Most of the bit parts are played by Asians, and they are mostly unknown here, although many have extensive acting credits.  Harry Morgan (b. 1915) played a sergeant, and he was already a star.  I have always like Harry, ever since I can remember, probably starting with "Dragnet."  He is 95 years old now, and I wish him well.

The only other Bit Actor worth talking about is Harry Harvey, Jr. (1929 - 1978).  Son of Harry Harvey (1901 - 1985), Harry Jr. was in 89 roles, compared to dad's 419 titles. 

Junior's first movie was Tell Your Children (1936), which was re-released as Reefer Madness.  He went on to The Secret Life of Walter Mitty (1947) starring Danny Kaye, and in 1956 he appears in Forbidden Planet with Robbie the Robot (b. 1955).  Then a bunch of TV guest work.

That was fun!  Now go see The Teahouse of the August Moon and I am sure you'll agree.  If you still need a suggestion for New Year's Eve, please see this New Year's post at MovieFanFare.  That's a great blog, too.

Sunday, December 26, 2010

Post Christmas Post

I hope your Christmas was filled with movie memories.  I saw many DVDs and Blu-ray discs given out at my family gathering, and some liquid refreshment to go with it.  I came home with a very nice Kentucky bourbon gift.

Over the holidays we watched A Christmas Story (1983) from the creative mind of Jean Shepherd (1921 - 1999).  It is based on his novel, In God We Trust, All Others Pay Cash.  Even though they were not mega-stars, Melinda Dillon (b. 1939) and Darren McGavin (1922 - 2006) were big stars and brought a lot of talent to the film.

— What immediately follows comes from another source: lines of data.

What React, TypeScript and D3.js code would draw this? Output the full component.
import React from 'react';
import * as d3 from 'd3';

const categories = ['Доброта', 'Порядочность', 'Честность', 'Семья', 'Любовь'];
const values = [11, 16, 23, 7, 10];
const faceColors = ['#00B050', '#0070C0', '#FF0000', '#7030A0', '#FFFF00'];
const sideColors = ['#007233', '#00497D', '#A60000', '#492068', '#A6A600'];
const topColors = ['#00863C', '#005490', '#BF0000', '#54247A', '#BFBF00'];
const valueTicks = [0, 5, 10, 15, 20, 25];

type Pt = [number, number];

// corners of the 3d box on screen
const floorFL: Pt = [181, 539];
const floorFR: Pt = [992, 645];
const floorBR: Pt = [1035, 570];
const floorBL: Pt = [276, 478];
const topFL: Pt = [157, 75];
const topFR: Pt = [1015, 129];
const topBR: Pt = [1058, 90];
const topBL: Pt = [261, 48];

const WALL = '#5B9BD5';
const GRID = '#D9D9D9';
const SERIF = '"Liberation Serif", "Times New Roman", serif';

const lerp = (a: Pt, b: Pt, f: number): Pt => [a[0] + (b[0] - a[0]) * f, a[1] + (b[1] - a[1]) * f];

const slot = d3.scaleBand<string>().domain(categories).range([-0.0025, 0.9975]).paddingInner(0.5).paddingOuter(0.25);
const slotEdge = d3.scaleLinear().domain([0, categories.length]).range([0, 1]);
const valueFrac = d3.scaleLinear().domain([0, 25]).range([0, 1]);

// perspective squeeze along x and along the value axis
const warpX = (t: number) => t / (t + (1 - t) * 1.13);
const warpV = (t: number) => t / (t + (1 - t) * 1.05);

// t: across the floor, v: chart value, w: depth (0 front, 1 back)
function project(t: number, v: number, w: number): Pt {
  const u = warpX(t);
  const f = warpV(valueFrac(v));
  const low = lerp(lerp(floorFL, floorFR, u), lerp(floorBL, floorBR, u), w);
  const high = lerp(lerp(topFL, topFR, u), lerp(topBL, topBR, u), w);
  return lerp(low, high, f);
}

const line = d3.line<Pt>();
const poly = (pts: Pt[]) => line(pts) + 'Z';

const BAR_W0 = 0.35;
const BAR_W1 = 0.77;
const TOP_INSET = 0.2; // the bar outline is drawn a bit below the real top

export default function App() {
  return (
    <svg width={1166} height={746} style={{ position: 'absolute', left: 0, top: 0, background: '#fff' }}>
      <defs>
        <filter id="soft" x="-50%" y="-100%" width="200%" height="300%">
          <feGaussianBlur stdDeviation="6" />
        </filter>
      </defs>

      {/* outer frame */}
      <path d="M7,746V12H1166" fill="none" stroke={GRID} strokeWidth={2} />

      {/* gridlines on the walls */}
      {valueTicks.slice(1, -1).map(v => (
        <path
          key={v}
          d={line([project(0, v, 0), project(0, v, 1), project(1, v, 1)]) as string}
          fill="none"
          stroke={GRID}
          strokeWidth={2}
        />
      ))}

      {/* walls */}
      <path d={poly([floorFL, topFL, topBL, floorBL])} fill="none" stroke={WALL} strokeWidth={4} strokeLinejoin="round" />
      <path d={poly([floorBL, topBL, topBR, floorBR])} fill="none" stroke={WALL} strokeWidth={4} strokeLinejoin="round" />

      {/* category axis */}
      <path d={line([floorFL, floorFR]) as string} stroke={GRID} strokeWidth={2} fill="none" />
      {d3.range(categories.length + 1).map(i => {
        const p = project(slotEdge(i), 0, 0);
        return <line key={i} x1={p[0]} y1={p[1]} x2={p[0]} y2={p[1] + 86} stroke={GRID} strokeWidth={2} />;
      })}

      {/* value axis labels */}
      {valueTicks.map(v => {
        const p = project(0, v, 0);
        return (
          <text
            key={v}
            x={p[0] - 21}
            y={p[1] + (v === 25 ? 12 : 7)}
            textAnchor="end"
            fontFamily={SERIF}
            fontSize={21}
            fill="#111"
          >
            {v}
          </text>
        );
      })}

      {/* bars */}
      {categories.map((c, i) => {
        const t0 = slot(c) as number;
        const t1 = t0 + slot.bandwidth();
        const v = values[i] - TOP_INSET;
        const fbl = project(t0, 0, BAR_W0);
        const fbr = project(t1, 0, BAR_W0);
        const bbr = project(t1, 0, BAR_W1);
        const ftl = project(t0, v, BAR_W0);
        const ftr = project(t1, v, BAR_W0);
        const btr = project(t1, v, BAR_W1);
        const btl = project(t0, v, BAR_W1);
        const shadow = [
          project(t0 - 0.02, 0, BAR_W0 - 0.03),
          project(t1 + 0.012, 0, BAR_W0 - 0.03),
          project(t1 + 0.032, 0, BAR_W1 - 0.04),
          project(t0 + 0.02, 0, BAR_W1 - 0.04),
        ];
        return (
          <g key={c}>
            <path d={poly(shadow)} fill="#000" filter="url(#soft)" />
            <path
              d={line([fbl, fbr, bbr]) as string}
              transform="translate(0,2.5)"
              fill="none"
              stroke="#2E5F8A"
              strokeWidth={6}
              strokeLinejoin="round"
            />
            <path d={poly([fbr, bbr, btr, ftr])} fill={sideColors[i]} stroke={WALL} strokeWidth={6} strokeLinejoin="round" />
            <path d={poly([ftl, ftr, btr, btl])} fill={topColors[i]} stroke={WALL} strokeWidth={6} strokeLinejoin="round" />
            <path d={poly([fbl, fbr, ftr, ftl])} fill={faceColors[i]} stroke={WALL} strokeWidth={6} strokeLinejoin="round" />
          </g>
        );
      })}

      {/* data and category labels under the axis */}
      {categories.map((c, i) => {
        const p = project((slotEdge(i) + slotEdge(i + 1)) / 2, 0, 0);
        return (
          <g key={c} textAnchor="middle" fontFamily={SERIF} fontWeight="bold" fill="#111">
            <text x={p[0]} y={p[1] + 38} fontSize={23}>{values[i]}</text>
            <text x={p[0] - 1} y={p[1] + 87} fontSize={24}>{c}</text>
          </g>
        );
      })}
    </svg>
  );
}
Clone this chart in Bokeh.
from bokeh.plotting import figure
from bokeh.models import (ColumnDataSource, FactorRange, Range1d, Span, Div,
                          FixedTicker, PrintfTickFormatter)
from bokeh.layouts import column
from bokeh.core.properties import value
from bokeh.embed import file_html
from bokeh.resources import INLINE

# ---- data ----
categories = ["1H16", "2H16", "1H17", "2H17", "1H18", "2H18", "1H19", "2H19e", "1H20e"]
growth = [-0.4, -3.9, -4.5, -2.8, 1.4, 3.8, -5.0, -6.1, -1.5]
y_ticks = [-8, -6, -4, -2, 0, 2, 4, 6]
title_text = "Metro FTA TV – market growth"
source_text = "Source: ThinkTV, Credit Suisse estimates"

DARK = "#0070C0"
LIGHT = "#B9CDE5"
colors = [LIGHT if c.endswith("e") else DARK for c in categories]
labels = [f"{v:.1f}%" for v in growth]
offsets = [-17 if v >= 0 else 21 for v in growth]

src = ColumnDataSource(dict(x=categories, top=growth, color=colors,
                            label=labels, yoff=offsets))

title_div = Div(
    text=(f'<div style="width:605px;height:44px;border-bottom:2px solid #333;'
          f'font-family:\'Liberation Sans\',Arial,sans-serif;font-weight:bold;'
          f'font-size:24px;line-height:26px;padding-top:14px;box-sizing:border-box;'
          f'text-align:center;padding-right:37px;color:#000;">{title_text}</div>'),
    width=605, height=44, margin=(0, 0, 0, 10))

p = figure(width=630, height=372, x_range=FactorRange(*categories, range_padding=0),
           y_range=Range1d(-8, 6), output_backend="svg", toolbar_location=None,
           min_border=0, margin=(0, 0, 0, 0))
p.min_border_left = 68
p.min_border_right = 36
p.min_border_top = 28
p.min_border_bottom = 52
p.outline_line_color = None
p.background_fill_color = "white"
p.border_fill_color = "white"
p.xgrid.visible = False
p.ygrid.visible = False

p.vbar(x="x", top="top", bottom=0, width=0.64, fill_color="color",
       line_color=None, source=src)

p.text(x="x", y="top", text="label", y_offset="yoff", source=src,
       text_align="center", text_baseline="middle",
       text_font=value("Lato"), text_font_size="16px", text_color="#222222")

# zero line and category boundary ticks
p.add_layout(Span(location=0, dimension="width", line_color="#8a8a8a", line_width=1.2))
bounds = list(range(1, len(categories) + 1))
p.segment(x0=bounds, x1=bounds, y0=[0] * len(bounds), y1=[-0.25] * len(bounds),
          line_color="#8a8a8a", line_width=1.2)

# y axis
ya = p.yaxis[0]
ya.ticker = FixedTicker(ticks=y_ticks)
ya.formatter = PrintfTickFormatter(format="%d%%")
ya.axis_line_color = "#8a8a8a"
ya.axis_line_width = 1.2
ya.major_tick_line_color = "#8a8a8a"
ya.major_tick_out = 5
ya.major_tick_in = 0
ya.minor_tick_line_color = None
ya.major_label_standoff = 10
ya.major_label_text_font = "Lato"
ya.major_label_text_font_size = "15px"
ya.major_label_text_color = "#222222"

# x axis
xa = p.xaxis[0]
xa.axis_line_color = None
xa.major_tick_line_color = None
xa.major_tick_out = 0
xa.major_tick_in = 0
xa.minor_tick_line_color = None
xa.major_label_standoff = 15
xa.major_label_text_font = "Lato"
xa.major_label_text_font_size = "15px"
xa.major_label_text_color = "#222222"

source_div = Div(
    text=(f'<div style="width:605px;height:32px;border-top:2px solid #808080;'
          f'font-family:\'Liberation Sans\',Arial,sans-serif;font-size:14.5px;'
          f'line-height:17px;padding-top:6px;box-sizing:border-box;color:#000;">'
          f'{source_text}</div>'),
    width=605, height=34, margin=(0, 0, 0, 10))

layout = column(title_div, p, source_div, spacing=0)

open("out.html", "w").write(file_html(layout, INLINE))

Perhaps there was some over acting, but the movie is supposed to be the memories of Jean Shepherd's youth, seen after the years have embellished them.  Over acting was required to make it more fun.  The choice of music was interesting as well.  I noticed some Peter and the Wolf used when Ralphie and his friends encountered the neighborhood bully.

Of course Melinda Dillon was in Close Encounters of the Third Kind (1977) as her big role.  Close Encounters was the top grossing film of all time, until E.T.: The Extra-Terrestrial blew it away in 1982. My favorite scene of hers in A Christmas Story is when she is trying to get Ralphie's little brother to eat.

Darren McGavin always seemed to play the same character in everything.  No one will forget his expression of pride when he wins the crossword puzzle contest and receives his "major award."  I remember him well from his TV series, "Kolchak: The Night Stalker" in the 1970s.  His screen work started in 1945 and he has 180 titles in IMDb, mostly TV work.  In one movie role he played the gambler in The Natural (1984) but was uncredited.

Ralphie was played by Peter Billingsley (b. 1971).  Cute is not enough to describe him in the movie!  Those blue eyes were captivating, and his expressions, priceless.  He was, at 12 years old, the star of the film.

Billingsley has been successful in Hollywood as a producer, director and actor.  He has 31 titles as an actor.  A Christmas Story was his fifth movie.  He produced ten titles, about half of them on TV, and he directed Couples Retreat just last year.

Most of the other children in this film didn't fair well in acting, except maybe Zack Ward (b. 1970).  Zack has 85 titles so far, although none of them are really big hits.  He makes a living, and that's the important thing.

I must now look forward to New Year's Eve movies.  Any suggestions?